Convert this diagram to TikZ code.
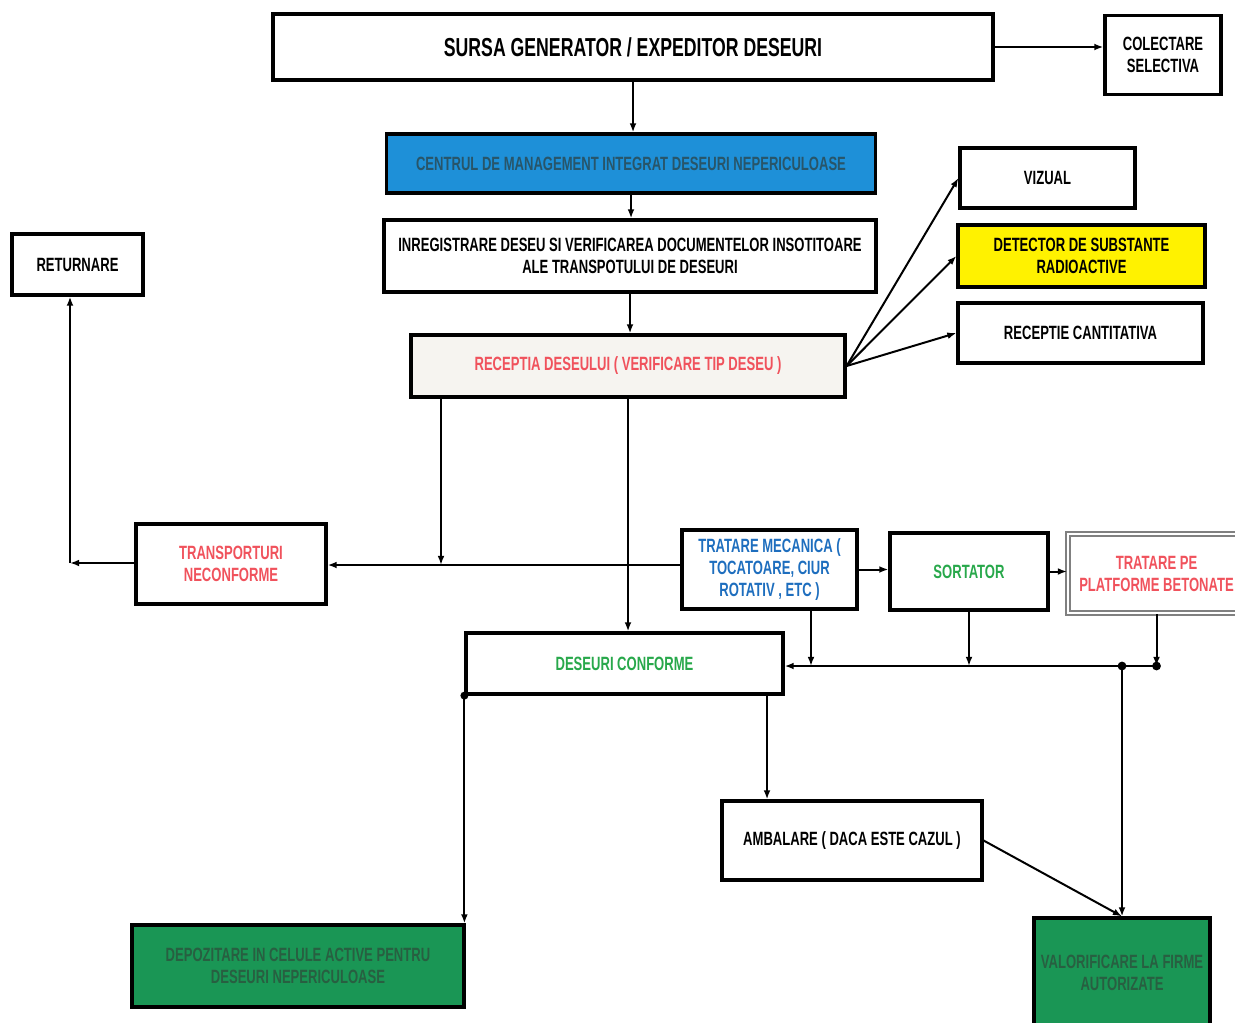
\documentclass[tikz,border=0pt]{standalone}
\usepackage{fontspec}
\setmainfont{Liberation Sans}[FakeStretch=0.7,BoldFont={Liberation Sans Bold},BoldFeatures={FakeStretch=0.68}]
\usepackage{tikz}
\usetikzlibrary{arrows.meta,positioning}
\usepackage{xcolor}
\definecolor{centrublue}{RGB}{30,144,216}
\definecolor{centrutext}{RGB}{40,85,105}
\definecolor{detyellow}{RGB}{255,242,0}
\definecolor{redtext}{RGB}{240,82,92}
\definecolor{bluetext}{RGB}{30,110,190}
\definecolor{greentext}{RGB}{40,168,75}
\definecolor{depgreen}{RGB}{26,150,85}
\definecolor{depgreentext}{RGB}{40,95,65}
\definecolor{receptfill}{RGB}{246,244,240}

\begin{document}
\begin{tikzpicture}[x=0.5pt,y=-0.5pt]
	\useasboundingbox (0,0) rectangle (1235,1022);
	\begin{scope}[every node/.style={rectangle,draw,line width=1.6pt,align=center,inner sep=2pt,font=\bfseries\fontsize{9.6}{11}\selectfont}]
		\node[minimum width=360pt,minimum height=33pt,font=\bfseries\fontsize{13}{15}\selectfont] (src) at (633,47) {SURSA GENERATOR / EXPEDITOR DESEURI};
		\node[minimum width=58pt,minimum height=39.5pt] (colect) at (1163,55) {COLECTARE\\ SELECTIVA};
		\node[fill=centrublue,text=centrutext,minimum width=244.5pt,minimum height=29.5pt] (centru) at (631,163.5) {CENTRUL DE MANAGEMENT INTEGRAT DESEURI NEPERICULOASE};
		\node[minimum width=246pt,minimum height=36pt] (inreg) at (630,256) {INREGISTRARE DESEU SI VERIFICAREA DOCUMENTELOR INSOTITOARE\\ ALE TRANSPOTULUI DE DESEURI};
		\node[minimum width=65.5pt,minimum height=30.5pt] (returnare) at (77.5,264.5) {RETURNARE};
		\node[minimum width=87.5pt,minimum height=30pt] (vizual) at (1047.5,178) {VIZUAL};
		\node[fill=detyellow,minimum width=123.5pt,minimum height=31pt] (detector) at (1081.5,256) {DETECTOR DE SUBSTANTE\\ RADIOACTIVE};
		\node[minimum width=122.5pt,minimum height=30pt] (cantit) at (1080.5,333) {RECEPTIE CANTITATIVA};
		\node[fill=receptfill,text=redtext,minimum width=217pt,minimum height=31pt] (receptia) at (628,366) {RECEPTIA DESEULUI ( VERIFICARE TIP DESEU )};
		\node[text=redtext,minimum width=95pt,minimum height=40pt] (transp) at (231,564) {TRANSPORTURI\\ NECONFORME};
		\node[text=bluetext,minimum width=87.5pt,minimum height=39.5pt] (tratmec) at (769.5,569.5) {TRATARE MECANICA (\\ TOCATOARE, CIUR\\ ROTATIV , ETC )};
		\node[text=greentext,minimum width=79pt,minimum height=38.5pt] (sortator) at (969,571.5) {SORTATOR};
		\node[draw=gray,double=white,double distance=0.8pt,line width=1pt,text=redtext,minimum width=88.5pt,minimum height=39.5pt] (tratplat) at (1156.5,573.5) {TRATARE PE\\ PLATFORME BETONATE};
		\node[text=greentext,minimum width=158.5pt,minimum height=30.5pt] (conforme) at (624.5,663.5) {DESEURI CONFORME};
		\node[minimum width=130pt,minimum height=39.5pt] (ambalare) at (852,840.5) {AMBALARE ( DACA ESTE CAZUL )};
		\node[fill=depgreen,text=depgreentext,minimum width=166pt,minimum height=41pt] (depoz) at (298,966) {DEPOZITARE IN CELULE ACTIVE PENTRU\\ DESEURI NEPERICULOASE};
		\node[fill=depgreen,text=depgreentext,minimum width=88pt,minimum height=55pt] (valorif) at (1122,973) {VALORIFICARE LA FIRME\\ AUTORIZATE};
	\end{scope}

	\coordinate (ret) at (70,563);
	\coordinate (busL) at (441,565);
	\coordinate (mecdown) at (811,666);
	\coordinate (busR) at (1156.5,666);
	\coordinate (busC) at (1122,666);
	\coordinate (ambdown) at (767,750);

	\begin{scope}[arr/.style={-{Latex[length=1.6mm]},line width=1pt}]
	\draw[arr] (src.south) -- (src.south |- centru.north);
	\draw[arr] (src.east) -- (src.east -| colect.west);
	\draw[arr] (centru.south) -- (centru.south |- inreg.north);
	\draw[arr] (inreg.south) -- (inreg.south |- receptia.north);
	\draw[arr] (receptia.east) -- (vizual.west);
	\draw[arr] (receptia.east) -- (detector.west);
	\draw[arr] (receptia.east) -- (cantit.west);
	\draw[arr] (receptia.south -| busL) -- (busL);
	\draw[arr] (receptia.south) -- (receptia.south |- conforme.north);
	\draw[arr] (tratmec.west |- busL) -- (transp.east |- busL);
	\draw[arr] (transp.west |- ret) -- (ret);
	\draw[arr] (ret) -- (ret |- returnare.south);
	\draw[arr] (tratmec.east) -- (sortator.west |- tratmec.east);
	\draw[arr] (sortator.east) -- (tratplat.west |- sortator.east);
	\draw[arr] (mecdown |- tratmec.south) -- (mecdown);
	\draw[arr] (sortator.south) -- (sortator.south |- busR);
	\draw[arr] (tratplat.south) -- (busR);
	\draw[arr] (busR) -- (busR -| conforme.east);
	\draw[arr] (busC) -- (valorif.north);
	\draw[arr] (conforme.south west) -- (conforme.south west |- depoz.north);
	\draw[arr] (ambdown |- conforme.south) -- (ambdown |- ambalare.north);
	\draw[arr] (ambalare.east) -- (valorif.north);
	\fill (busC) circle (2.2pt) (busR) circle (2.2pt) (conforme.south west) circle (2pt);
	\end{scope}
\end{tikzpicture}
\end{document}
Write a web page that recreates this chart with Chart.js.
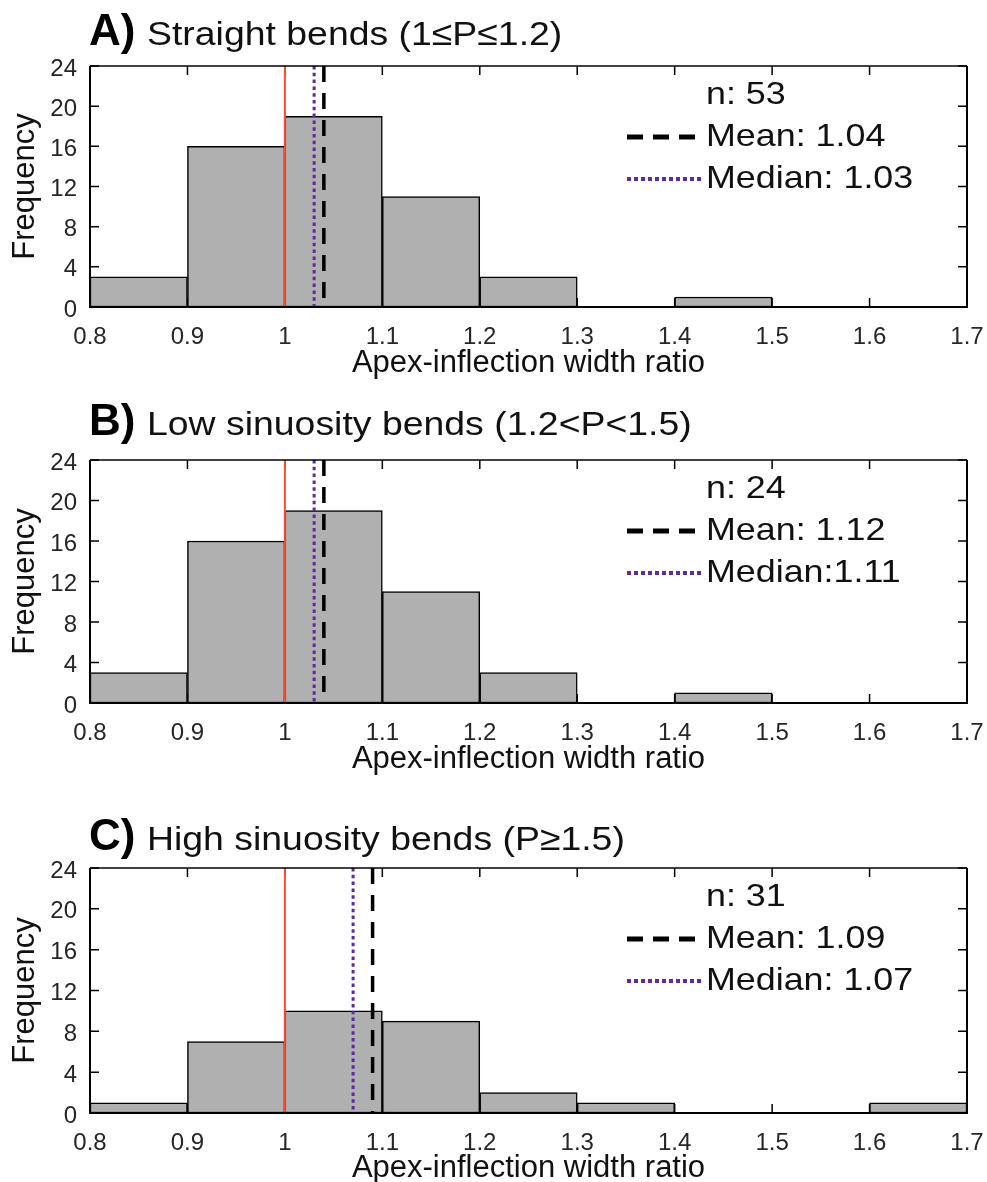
-=-=-=-=-
■ TASK TO COMPLETE ■
Nothing in the entries above should change when they are printed again, except that the pictures are dropped.

■ RESULT OF THIS TASK ■
Convert this diagram to TikZ code.
\documentclass[tikz,border=0pt]{standalone}
\usepackage{fontspec}
\setmainfont{Liberation Sans}[FakeStretch=0.7,BoldFont={Liberation Sans Bold},BoldFeatures={FakeStretch=0.68}]
\usepackage{tikz}
\usetikzlibrary{arrows.meta,positioning}
\usepackage{xcolor}
\definecolor{centrublue}{RGB}{30,144,216}
\definecolor{centrutext}{RGB}{40,85,105}
\definecolor{detyellow}{RGB}{255,242,0}
\definecolor{redtext}{RGB}{240,82,92}
\definecolor{bluetext}{RGB}{30,110,190}
\definecolor{greentext}{RGB}{40,168,75}
\definecolor{depgreen}{RGB}{26,150,85}
\definecolor{depgreentext}{RGB}{40,95,65}
\definecolor{receptfill}{RGB}{246,244,240}

\begin{document}
\begin{tikzpicture}[x=0.5pt,y=-0.5pt]
	\useasboundingbox (0,0) rectangle (1235,1022);
	\begin{scope}[every node/.style={rectangle,draw,line width=1.6pt,align=center,inner sep=2pt,font=\bfseries\fontsize{9.6}{11}\selectfont}]
		\node[minimum width=360pt,minimum height=33pt,font=\bfseries\fontsize{13}{15}\selectfont] (src) at (633,47) {SURSA GENERATOR / EXPEDITOR DESEURI};
		\node[minimum width=58pt,minimum height=39.5pt] (colect) at (1163,55) {COLECTARE\\ SELECTIVA};
		\node[fill=centrublue,text=centrutext,minimum width=244.5pt,minimum height=29.5pt] (centru) at (631,163.5) {CENTRUL DE MANAGEMENT INTEGRAT DESEURI NEPERICULOASE};
		\node[minimum width=246pt,minimum height=36pt] (inreg) at (630,256) {INREGISTRARE DESEU SI VERIFICAREA DOCUMENTELOR INSOTITOARE\\ ALE TRANSPOTULUI DE DESEURI};
		\node[minimum width=65.5pt,minimum height=30.5pt] (returnare) at (77.5,264.5) {RETURNARE};
		\node[minimum width=87.5pt,minimum height=30pt] (vizual) at (1047.5,178) {VIZUAL};
		\node[fill=detyellow,minimum width=123.5pt,minimum height=31pt] (detector) at (1081.5,256) {DETECTOR DE SUBSTANTE\\ RADIOACTIVE};
		\node[minimum width=122.5pt,minimum height=30pt] (cantit) at (1080.5,333) {RECEPTIE CANTITATIVA};
		\node[fill=receptfill,text=redtext,minimum width=217pt,minimum height=31pt] (receptia) at (628,366) {RECEPTIA DESEULUI ( VERIFICARE TIP DESEU )};
		\node[text=redtext,minimum width=95pt,minimum height=40pt] (transp) at (231,564) {TRANSPORTURI\\ NECONFORME};
		\node[text=bluetext,minimum width=87.5pt,minimum height=39.5pt] (tratmec) at (769.5,569.5) {TRATARE MECANICA (\\ TOCATOARE, CIUR\\ ROTATIV , ETC )};
		\node[text=greentext,minimum width=79pt,minimum height=38.5pt] (sortator) at (969,571.5) {SORTATOR};
		\node[draw=gray,double=white,double distance=0.8pt,line width=1pt,text=redtext,minimum width=88.5pt,minimum height=39.5pt] (tratplat) at (1156.5,573.5) {TRATARE PE\\ PLATFORME BETONATE};
		\node[text=greentext,minimum width=158.5pt,minimum height=30.5pt] (conforme) at (624.5,663.5) {DESEURI CONFORME};
		\node[minimum width=130pt,minimum height=39.5pt] (ambalare) at (852,840.5) {AMBALARE ( DACA ESTE CAZUL )};
		\node[fill=depgreen,text=depgreentext,minimum width=166pt,minimum height=41pt] (depoz) at (298,966) {DEPOZITARE IN CELULE ACTIVE PENTRU\\ DESEURI NEPERICULOASE};
		\node[fill=depgreen,text=depgreentext,minimum width=88pt,minimum height=55pt] (valorif) at (1122,973) {VALORIFICARE LA FIRME\\ AUTORIZATE};
	\end{scope}

	\coordinate (ret) at (70,563);
	\coordinate (busL) at (441,565);
	\coordinate (mecdown) at (811,666);
	\coordinate (busR) at (1156.5,666);
	\coordinate (busC) at (1122,666);
	\coordinate (ambdown) at (767,750);

	\begin{scope}[arr/.style={-{Latex[length=1.6mm]},line width=1pt}]
	\draw[arr] (src.south) -- (src.south |- centru.north);
	\draw[arr] (src.east) -- (src.east -| colect.west);
	\draw[arr] (centru.south) -- (centru.south |- inreg.north);
	\draw[arr] (inreg.south) -- (inreg.south |- receptia.north);
	\draw[arr] (receptia.east) -- (vizual.west);
	\draw[arr] (receptia.east) -- (detector.west);
	\draw[arr] (receptia.east) -- (cantit.west);
	\draw[arr] (receptia.south -| busL) -- (busL);
	\draw[arr] (receptia.south) -- (receptia.south |- conforme.north);
	\draw[arr] (tratmec.west |- busL) -- (transp.east |- busL);
	\draw[arr] (transp.west |- ret) -- (ret);
	\draw[arr] (ret) -- (ret |- returnare.south);
	\draw[arr] (tratmec.east) -- (sortator.west |- tratmec.east);
	\draw[arr] (sortator.east) -- (tratplat.west |- sortator.east);
	\draw[arr] (mecdown |- tratmec.south) -- (mecdown);
	\draw[arr] (sortator.south) -- (sortator.south |- busR);
	\draw[arr] (tratplat.south) -- (busR);
	\draw[arr] (busR) -- (busR -| conforme.east);
	\draw[arr] (busC) -- (valorif.north);
	\draw[arr] (conforme.south west) -- (conforme.south west |- depoz.north);
	\draw[arr] (ambdown |- conforme.south) -- (ambdown |- ambalare.north);
	\draw[arr] (ambalare.east) -- (valorif.north);
	\fill (busC) circle (2.2pt) (busR) circle (2.2pt) (conforme.south west) circle (2pt);
	\end{scope}
\end{tikzpicture}
\end{document}
Write a web page that recreates this chart with Chart.js.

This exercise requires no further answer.